Citizens settle Katrina, Rita claims

NEW ORLEANS (AP) — Louisiana Citizens Property Insurance Corp. on Wednesday finalized a $20 million settlement related to claims handled after hurricanes Katrina and Rita, wrapping up one of two remaining storm-related settlements that have weighed on the company.

Orleans Parish Civil District Judge Kern Reese approved the settlement, closing a class action suit that represented more than 7,000 claimants.

Per-claim settlement amounts were capped at $1,000. The judgment also included administrative costs of $550,000, legal fees of $6.6 million and other expenses.

Citizens CEO Richard Robertson said if the various costs don’t deplete the entire $20 million, remaining money would be turned to Citizens.

The state-backed nonprofit company provides property insurance to Louisiana homes and businesses that can’t obtain private insurance.

Claimants sued over the pace that Citizens paid claims after the 2005 storms.
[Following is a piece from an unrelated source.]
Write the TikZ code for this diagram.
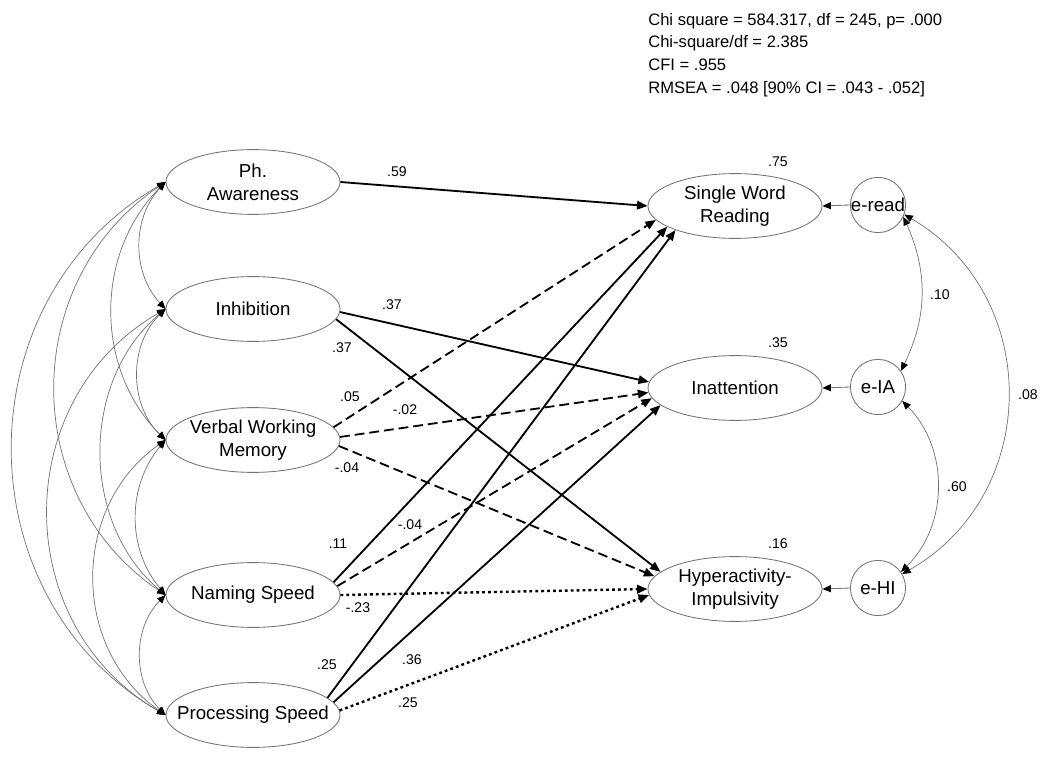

Claims must be paid within 30 days once a claimant produces paper proof of a loss.

Robertson said the settlement is one of two expected to cost the company $60 million total. Robertson expects the second class-action suit, which represents claimants in Jefferson Parish, will be finalized in the next 60 days.

Citizens chose to settle both suits in September, just months after paying a $104 million judgment in July to thousands of area policyholders who also sued over slow claims adjustment after the hurricanes.

Separately, the company is also beset by claims from last August’s Hurricane Isaac that have risen above $70 million.

Citizens reported an expected $119 million budget shortfall at a Jan. 10 board meeting.

Robertson said the company has anticipated the legal payments and should be able to build up more reserves in the absence of a significant storm in 2013.

The Citizens board voted against borrowing money to cover the shortfall at the January meeting. Alternate options include charging private insurers throughout the state an assessment for each property policy.

The company also proposed a 7.7 percent average statewide increase to homeowner’s rates. Jefferson Parish would see rates increase 6.1 percent, while Orleans Parish would see a decrease of 2.1 percent.